Select lines where the word "this" appears.

[Saved entries]
:::::

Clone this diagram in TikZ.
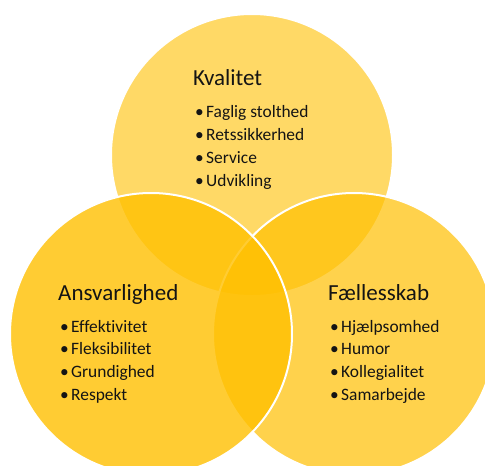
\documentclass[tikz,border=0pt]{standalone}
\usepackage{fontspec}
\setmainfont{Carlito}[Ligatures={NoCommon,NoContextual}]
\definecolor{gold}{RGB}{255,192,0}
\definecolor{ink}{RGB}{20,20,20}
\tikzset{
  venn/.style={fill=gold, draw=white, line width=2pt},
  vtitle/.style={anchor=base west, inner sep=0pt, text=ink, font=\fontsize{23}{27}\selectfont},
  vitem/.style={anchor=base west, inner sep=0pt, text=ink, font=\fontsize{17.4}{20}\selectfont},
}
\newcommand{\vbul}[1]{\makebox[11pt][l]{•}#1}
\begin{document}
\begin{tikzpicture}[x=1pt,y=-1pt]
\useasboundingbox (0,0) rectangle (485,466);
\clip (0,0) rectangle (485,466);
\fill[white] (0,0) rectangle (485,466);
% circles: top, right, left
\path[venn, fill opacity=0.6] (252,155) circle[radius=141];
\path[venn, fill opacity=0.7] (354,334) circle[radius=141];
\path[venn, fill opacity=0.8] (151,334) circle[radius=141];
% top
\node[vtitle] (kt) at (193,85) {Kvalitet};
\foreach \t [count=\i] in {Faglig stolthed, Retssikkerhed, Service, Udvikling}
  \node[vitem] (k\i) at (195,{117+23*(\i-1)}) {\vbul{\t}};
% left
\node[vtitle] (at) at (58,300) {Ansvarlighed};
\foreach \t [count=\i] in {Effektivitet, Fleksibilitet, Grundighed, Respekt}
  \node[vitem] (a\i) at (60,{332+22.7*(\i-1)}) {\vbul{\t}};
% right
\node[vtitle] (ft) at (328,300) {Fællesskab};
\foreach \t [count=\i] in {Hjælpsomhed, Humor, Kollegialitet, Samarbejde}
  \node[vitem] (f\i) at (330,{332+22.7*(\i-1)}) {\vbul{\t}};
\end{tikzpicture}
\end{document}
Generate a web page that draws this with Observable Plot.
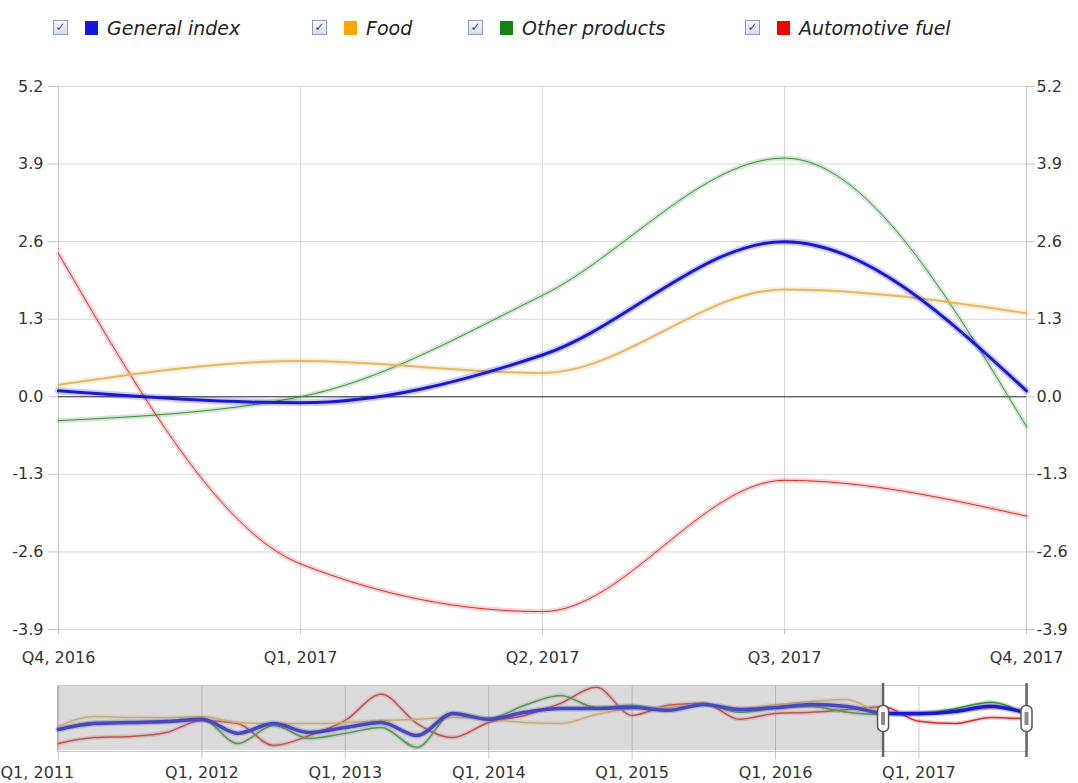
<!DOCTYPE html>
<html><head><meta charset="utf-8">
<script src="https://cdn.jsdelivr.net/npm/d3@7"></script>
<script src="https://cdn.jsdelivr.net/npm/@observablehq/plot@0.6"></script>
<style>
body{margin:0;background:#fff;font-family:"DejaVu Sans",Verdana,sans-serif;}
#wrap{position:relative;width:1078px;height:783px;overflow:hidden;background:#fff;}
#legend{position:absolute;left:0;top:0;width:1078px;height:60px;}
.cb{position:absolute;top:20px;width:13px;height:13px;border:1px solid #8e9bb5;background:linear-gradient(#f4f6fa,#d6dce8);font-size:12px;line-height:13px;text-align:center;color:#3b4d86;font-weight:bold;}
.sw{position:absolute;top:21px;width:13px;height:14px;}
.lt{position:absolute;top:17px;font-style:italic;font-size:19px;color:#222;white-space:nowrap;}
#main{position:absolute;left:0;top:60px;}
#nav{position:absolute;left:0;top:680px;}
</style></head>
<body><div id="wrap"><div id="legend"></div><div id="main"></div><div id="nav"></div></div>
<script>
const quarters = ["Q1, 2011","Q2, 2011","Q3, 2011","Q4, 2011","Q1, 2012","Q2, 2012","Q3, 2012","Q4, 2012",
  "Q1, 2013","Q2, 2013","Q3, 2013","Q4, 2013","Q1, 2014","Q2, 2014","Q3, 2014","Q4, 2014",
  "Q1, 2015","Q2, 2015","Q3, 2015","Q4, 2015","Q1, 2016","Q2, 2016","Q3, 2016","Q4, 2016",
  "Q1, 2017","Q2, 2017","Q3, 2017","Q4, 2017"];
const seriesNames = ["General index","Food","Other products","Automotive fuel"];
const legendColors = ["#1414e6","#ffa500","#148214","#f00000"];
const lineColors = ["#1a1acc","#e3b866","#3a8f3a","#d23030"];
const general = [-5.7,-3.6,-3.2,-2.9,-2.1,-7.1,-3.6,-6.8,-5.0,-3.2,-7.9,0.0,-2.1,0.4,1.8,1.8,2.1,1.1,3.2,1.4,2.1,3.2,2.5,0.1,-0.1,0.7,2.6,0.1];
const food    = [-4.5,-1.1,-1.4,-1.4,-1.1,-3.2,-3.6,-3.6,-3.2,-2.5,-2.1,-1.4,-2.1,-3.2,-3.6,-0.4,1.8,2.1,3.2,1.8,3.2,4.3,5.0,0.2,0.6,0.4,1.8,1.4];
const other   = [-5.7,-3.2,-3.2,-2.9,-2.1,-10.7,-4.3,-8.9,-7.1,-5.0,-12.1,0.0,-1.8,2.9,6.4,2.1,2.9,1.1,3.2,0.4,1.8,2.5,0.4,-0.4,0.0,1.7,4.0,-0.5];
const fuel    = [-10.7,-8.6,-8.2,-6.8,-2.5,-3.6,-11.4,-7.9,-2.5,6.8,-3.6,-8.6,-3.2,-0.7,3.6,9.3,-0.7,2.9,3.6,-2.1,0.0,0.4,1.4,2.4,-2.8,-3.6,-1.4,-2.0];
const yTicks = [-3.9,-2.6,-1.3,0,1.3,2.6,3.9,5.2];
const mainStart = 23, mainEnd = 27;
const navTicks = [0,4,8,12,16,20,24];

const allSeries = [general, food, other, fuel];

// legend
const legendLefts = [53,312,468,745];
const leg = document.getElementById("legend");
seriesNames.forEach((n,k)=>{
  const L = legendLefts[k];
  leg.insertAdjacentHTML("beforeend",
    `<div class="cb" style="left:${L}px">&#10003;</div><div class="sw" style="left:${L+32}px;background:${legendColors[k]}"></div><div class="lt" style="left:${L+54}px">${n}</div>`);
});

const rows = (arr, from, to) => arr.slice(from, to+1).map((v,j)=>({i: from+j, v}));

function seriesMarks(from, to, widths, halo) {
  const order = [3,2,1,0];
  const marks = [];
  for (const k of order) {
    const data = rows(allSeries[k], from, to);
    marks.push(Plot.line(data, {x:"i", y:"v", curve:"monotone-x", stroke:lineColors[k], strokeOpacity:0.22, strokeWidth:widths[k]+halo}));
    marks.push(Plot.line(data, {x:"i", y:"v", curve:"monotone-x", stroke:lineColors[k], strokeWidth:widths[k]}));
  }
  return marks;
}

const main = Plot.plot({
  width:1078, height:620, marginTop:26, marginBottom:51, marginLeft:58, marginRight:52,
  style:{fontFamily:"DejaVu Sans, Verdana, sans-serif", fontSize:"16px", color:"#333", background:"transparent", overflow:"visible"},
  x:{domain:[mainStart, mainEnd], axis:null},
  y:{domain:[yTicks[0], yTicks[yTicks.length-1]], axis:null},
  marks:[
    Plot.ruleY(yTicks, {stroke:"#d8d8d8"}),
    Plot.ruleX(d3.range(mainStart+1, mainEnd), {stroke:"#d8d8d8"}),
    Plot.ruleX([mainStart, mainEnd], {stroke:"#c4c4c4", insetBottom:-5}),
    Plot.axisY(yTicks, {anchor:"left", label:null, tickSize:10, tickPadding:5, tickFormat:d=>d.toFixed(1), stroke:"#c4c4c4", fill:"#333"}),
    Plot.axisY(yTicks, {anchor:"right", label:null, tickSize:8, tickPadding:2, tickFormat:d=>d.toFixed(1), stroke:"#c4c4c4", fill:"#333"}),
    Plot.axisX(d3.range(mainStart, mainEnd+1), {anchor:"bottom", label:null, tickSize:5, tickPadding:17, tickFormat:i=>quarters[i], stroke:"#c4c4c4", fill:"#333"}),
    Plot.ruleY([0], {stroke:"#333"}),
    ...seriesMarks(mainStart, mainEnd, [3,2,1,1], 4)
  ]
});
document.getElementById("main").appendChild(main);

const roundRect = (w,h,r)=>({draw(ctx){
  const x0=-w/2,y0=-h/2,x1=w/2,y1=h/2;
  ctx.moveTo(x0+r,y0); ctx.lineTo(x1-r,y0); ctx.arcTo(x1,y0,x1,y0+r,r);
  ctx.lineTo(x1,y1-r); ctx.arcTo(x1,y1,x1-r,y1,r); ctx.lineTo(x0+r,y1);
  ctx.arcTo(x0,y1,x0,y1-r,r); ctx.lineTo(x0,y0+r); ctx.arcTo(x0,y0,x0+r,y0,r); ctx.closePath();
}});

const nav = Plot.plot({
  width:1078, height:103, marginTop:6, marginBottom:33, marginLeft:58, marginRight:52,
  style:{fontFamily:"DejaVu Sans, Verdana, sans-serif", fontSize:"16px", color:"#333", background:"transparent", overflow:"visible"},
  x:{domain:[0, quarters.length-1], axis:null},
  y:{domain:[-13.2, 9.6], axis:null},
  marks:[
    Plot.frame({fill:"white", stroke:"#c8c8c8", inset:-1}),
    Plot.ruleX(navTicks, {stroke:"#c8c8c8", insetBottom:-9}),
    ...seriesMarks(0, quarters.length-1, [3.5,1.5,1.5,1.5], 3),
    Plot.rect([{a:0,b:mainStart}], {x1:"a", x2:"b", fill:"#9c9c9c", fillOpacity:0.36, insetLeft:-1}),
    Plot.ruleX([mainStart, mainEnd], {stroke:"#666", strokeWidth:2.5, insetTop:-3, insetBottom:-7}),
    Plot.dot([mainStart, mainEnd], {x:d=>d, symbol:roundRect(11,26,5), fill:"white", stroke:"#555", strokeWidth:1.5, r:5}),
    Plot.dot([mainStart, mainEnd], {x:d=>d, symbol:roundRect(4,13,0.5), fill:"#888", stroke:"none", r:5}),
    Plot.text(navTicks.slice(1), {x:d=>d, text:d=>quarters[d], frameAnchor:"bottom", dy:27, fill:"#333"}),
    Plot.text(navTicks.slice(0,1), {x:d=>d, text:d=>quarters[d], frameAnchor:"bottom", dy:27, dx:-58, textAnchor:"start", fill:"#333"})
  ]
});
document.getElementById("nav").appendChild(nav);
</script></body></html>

:::::

== THE SOLUTION ==
Clone this diagram in TikZ.
Generate a web page that draws this with Observable Plot.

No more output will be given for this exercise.